* _Task objective_
Every line below that holds the string "this" should be copied out.
====== Available records ======
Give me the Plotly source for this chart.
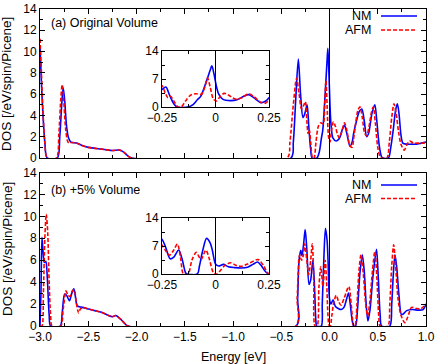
import plotly.graph_objects as go

# (a) original volume
e_nm_a = [-3.0, -2.985, -2.97, -2.95, -2.925, -2.82, -2.795, -2.775, -2.76, -2.745, -2.725, -2.705, -2.68,
          -2.62, -2.57, -2.5, -2.42, -2.33, -2.25, -2.18, -2.14, -2.09, -2.05,
          -0.40, -0.375, -0.35, -0.323, -0.30, -0.275, -0.255, -0.232, -0.215, -0.195, -0.18,
          -0.13, -0.105, -0.085, -0.07, -0.055, -0.04, -0.025, -0.017, -0.008,
          0.005, 0.015, 0.035, 0.07, 0.10, 0.13, 0.155, 0.18, 0.212, 0.235, 0.25, 0.28, 0.31, 0.335,
          0.36, 0.385, 0.405, 0.44, 0.47, 0.49, 0.515, 0.54, 0.555, 0.61, 0.635, 0.66, 0.685, 0.703,
          0.72, 0.74, 0.76, 0.8, 0.85, 0.9, 0.95, 1.0]
dos_nm_a = [10.5, 7.0, 4.2, 1.5, 0, 0, 2.0, 5.0, 6.6, 5.5, 3.0, 1.9, 1.5,
            1.4, 1.2, 1.0, 0.9, 0.8, 0.7, 0.75, 0.6, 0.2, 0,
            0, 1.5, 5.5, 9.3, 6.0, 3.8, 4.2, 5.0, 3.0, 0.8, 0,
            0, 0.6, 1.8, 2.6, 4.5, 6.8, 9.2, 10.3, 8.5,
            5.0, 3.2, 1.9, 1.6, 1.8, 2.6, 3.1, 2.3, 1.1, 1.5, 2.3, 3.5, 4.4, 4.6,
            3.5, 2.0, 2.3, 4.2, 5.0, 3.5, 1.2, 0.1, 0, 0, 1.0, 2.6, 4.5, 5.1,
            4.2, 2.2, 1.4, 1.3, 1.3, 1.3, 1.4, 1.5]

e_afm_a = [-3.0, -2.985, -2.97, -2.95, -2.925, -2.83, -2.805, -2.785, -2.77, -2.755, -2.735, -2.715, -2.70,
           -2.675, -2.62, -2.57, -2.5, -2.42, -2.33, -2.25, -2.18, -2.14, -2.09, -2.05,
           -0.44, -0.41, -0.375, -0.341, -0.315, -0.29, -0.265, -0.25, -0.235, -0.222, -0.21, -0.195,
           -0.175, -0.16, -0.14, -0.115, -0.09, -0.065, -0.05, -0.037, -0.025, -0.01,
           0.005, 0.02, 0.04, 0.06, 0.08, 0.1, 0.125, 0.155, 0.18, 0.21, 0.235, 0.25, 0.27, 0.295, 0.316,
           0.34, 0.365, 0.385, 0.41, 0.435, 0.454, 0.475, 0.5, 0.525, 0.54, 0.595, 0.62, 0.645, 0.668,
           0.69, 0.715, 0.74, 0.775, 0.80, 0.83, 0.87, 0.93, 1.0]
dos_afm_a = [11.2, 8.0, 4.5, 1.5, 0, 0, 2.2, 5.5, 6.9, 5.5, 2.8, 1.6, 1.4,
             1.45, 1.4, 1.2, 1.0, 0.9, 0.8, 0.7, 0.75, 0.6, 0.2, 0,
             0, 1.5, 5.0, 7.5, 6.0, 4.6, 5.0, 5.3, 3.5, 2.3, 2.7, 1.5,
             0, 0, 1.5, 3.0, 3.3, 3.2, 5.0, 7.3, 5.0, 2.0,
             1.5, 2.5, 3.4, 3.0, 2.3, 1.9, 2.4, 3.3, 2.6, 1.2, 1.0, 1.8, 3.2, 4.5, 4.8,
             3.8, 2.3, 2.1, 3.0, 4.3, 4.8, 3.3, 1.0, 0.1, 0, 0, 1.5, 3.8, 5.1,
             4.2, 2.5, 1.3, 0.74, 1.2, 1.6, 1.4, 1.4, 1.4]

# (b) +5% volume
e_nm_b = [-3.0, -2.99, -2.98, -2.97, -2.955, -2.94, -2.925, -2.905, -2.89, -2.79, -2.77, -2.745, -2.725,
          -2.695, -2.67, -2.65, -2.635, -2.615, -2.59, -2.56, -2.5, -2.43, -2.365, -2.3, -2.25, -2.215,
          -2.18, -2.14, -2.09,
          -0.345, -0.33, -0.315, -0.298, -0.285, -0.268, -0.252, -0.235, -0.212, -0.195, -0.172, -0.155,
          -0.14, -0.133, -0.085, -0.075, -0.06, -0.042, -0.025, -0.015, 0.0, 0.015, 0.037, 0.06, 0.09,
          0.12, 0.15, 0.175, 0.197, 0.215, 0.235, 0.25, 0.27, 0.29, 0.315, 0.34, 0.36, 0.38, 0.398,
          0.42, 0.45, 0.487, 0.505, 0.525, 0.54, 0.625, 0.645, 0.66, 0.678, 0.695, 0.72, 0.745, 0.765,
          0.8, 0.86, 0.92, 0.97, 1.0]
dos_nm_b = [0, 3.0, 8.1, 7.0, 5.8, 5.9, 4.5, 1.0, 0, 0, 1.2, 2.9, 2.8,
            2.3, 3.0, 3.4, 2.8, 1.85, 1.75, 1.7, 1.55, 1.4, 1.25, 1.0, 0.85, 0.95,
            0.75, 0.4, 0,
            0, 2.5, 6.0, 6.9, 6.4, 7.5, 8.8, 7.0, 3.8, 4.2, 6.0, 3.5,
            0.3, 0, 0, 2.0, 5.8, 8.9, 7.8, 6.0, 2.5, 2.0, 2.4, 1.8, 1.6,
            1.5, 1.7, 2.4, 3.0, 2.0, 0.5, 0, 0, 1.5, 4.8, 6.5, 5.0, 2.0, 0.45,
            1.5, 4.5, 7.0, 4.5, 1.0, 0, 0, 2.0, 4.5, 6.5, 5.5, 2.8, 1.05, 1.1,
            1.4, 1.5, 1.45, 1.5, 2.0]

e_afm_b = [-3.0, -2.98, -2.965, -2.95, -2.935, -2.92, -2.905, -2.89, -2.875, -2.785, -2.76, -2.73, -2.71,
           -2.69, -2.665, -2.645, -2.625, -2.6, -2.585, -2.56, -2.5, -2.43, -2.365, -2.3, -2.25, -2.215,
           -2.18, -2.14, -2.09,
           -0.35, -0.335, -0.31, -0.29, -0.27, -0.257, -0.235, -0.215, -0.195, -0.178, -0.163, -0.15,
           -0.128, -0.11, -0.09, -0.068, -0.045, -0.03, -0.01, 0.0, 0.008, 0.025, 0.045, 0.07, 0.095,
           0.12, 0.15, 0.2, 0.225, 0.245, 0.255, 0.265, 0.285, 0.305, 0.326, 0.35, 0.375, 0.395,
           0.415, 0.445, 0.47, 0.49, 0.51, 0.525, 0.605, 0.625, 0.645, 0.665, 0.685, 0.71, 0.74, 0.78,
           0.81, 0.85, 0.9, 0.95, 1.0]
dos_afm_b = [0, 0, 3.0, 8.0, 10.2, 8.5, 4.0, 1.0, 0, 0, 1.5, 3.2, 2.8,
             2.7, 3.2, 3.3, 2.2, 1.2, 1.5, 1.7, 1.55, 1.4, 1.25, 1.0, 0.85, 0.95,
             0.75, 0.4, 0,
             0, 2.5, 6.5, 6.0, 6.5, 7.5, 6.0, 4.7, 6.0, 7.5, 4.0, 0,
             0, 3.5, 5.4, 3.6, 6.0, 4.0, 0.3, 0, 0, 1.0, 2.2, 2.8, 2.2,
             1.9, 2.5, 3.6, 2.0, 0.2, 0, 0, 2.0, 5.0, 6.5, 4.8, 2.0, 0.9,
             2.0, 5.0, 6.8, 4.5, 1.0, 0, 0, 2.0, 5.5, 7.4, 5.5, 2.5, 1.0, 0.3,
             0.8, 1.7, 1.6, 1.6, 2.0]

main_ticks = [-3.0, -2.5, -2.0, -1.5, -1.0, -0.5, 0.0, 0.5, 1.0]
dos_ticks = [0, 2, 4, 6, 8, 10, 12, 14]
inset_xticks = [-0.25, 0, 0.25]
inset_xlabels = ["\u22120.25", "0", "0.25"]
inset_yticks = [0, 7, 14]

BLUE = "#0000ff"
RED = "#ff0000"
FONT = "Liberation Sans, Arial, sans-serif"
FS = 12.5

fig = go.Figure()
panels = [(e_nm_a, dos_nm_a, e_afm_a, dos_afm_a, ["x2", "x3"], ["y2", "y3"]),
          (e_nm_b, dos_nm_b, e_afm_b, dos_afm_b, ["x", "x4"], ["y", "y4"])]
for e_nm, d_nm, e_afm, d_afm, xs, ys in panels:
    for xa, ya in zip(xs, ys):
        fig.add_trace(go.Scatter(x=e_nm, y=d_nm, mode="lines", xaxis=xa, yaxis=ya,
                                 line=dict(color=BLUE, width=1.6, shape="spline", smoothing=0.8),
                                 showlegend=False, hoverinfo="skip"))
        fig.add_trace(go.Scatter(x=e_afm, y=d_afm, mode="lines", xaxis=xa, yaxis=ya,
                                 line=dict(color=RED, width=1.6, dash="4px,2px", shape="spline", smoothing=0.8),
                                 showlegend=False, hoverinfo="skip"))

frame = dict(showline=True, linecolor="black", linewidth=1, mirror="ticks", ticks="inside",
             tickcolor="black", showgrid=False, zeroline=False, automargin=False,
             ticklabeloverflow="allow",
             tickfont=dict(family=FONT, size=12, color="black"))

main_x = dict(frame, range=[-3.0, 1.0], tickvals=main_ticks, tickformat=".1f", ticklen=5,
              minor=dict(dtick=0.25, tick0=-3, ticklen=3, ticks="inside", tickcolor="black"))
main_y = dict(frame, range=[0, 14], tickvals=dos_ticks, ticklen=5,
              minor=dict(dtick=1, tick0=0, ticklen=3, ticks="inside", tickcolor="black"))
ins_x = dict(frame, range=[-0.25, 0.25], tickvals=inset_xticks, ticktext=inset_xlabels, ticklen=4,
             minor=dict(dtick=0.125, tick0=-0.25, ticklen=3, ticks="inside", tickcolor="black"))
ins_y = dict(frame, range=[0, 14], tickvals=inset_yticks, ticklen=4,
             minor=dict(dtick=3.5, tick0=0, ticklen=3, ticks="inside", tickcolor="black"))

# plot area: 40..426 px wide, 9..326 px tall (317 px)
TOP, BOT = 9, 326
H = BOT - TOP

def py(p):
    return (BOT - p) / H

def px(p):
    return (p - 40) / 386

fig.update_layout(
    width=436, height=364,
    margin=dict(l=40, r=10, t=TOP, b=364 - BOT),
    paper_bgcolor="white", plot_bgcolor="white",
    font=dict(family=FONT, size=FS, color="black"),
    xaxis=dict(main_x, anchor="y", domain=[0, 1]),
    yaxis=dict(main_y, anchor="x", domain=[0, py(172.5)]),
    xaxis2=dict(main_x, anchor="y2", domain=[0, 1], showticklabels=False),
    yaxis2=dict(main_y, anchor="x2", domain=[py(158), 1]),
    xaxis3=dict(ins_x, anchor="y3", domain=[px(162), px(269)]),
    yaxis3=dict(ins_y, anchor="x3", domain=[py(107), py(51)]),
    xaxis4=dict(ins_x, anchor="y4", domain=[px(162), px(269)]),
    yaxis4=dict(ins_y, anchor="x4", domain=[py(274), py(218)]),
)

# Fermi level markers
for xa, ya in [("x", "y"), ("x2", "y2"), ("x3", "y3"), ("x4", "y4")]:
    fig.add_shape(type="line", xref=xa, yref=ya + " domain", x0=0, x1=0, y0=0, y1=1,
                  line=dict(color="black", width=1))

ann = []
ann.append(dict(text="(a) Original Volume", x=px(49), y=py(23), xanchor="left", yanchor="middle"))
ann.append(dict(text="(b) +5% Volume", x=px(49), y=py(190), xanchor="left", yanchor="middle"))
for yc in (84, 249):
    ann.append(dict(text="DOS [/eV/spin/Picene]", x=px(7), y=py(yc), textangle=-90,
                    xanchor="center", yanchor="middle", font=dict(family=FONT, size=13.5, color="black")))
ann.append(dict(text="Energy [eV]", x=0.5, y=py(357), xanchor="center", yanchor="middle"))

# legends
for y_nm, y_afm in [(16, 30), (185, 198.5)]:
    ann.append(dict(text="NM", x=px(373), y=py(y_nm), xanchor="right", yanchor="middle"))
    ann.append(dict(text="AFM", x=px(373), y=py(y_afm), xanchor="right", yanchor="middle"))
    fig.add_shape(type="line", xref="paper", yref="paper", x0=px(381), x1=px(417),
                  y0=py(y_nm), y1=py(y_nm), line=dict(color=BLUE, width=1.6))
    fig.add_shape(type="line", xref="paper", yref="paper", x0=px(381), x1=px(417),
                  y0=py(y_afm), y1=py(y_afm), line=dict(color=RED, width=1.6, dash="4px,2px"))

for a in ann:
    a.update(xref="paper", yref="paper", showarrow=False)
    a.setdefault("font", dict(family=FONT, size=FS, color="black"))
fig.update_layout(annotations=ann)

fig.write_html("out.html", config={"displayModeBar": False},
               post_script="document.body.style.margin='0px';")
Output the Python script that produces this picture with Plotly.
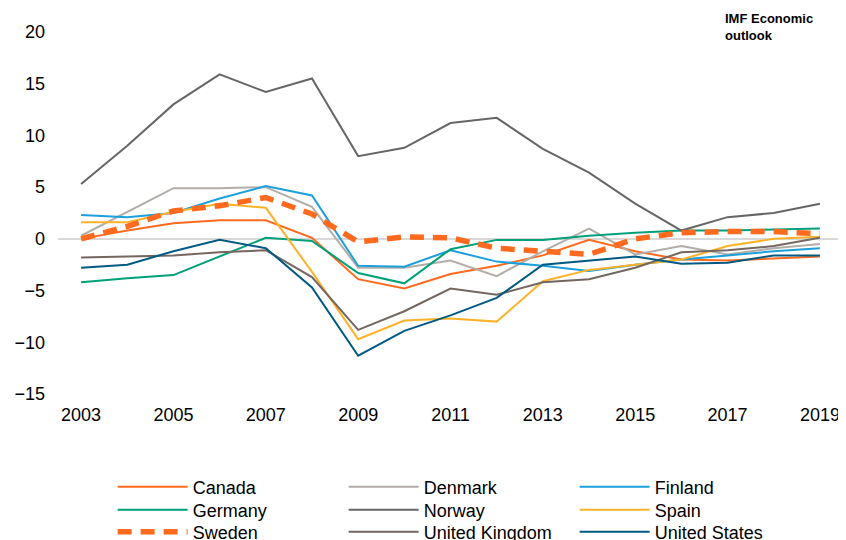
======
* _Task response_
Give me the Plotly source for this chart.
Output the Python script that produces this picture with Plotly.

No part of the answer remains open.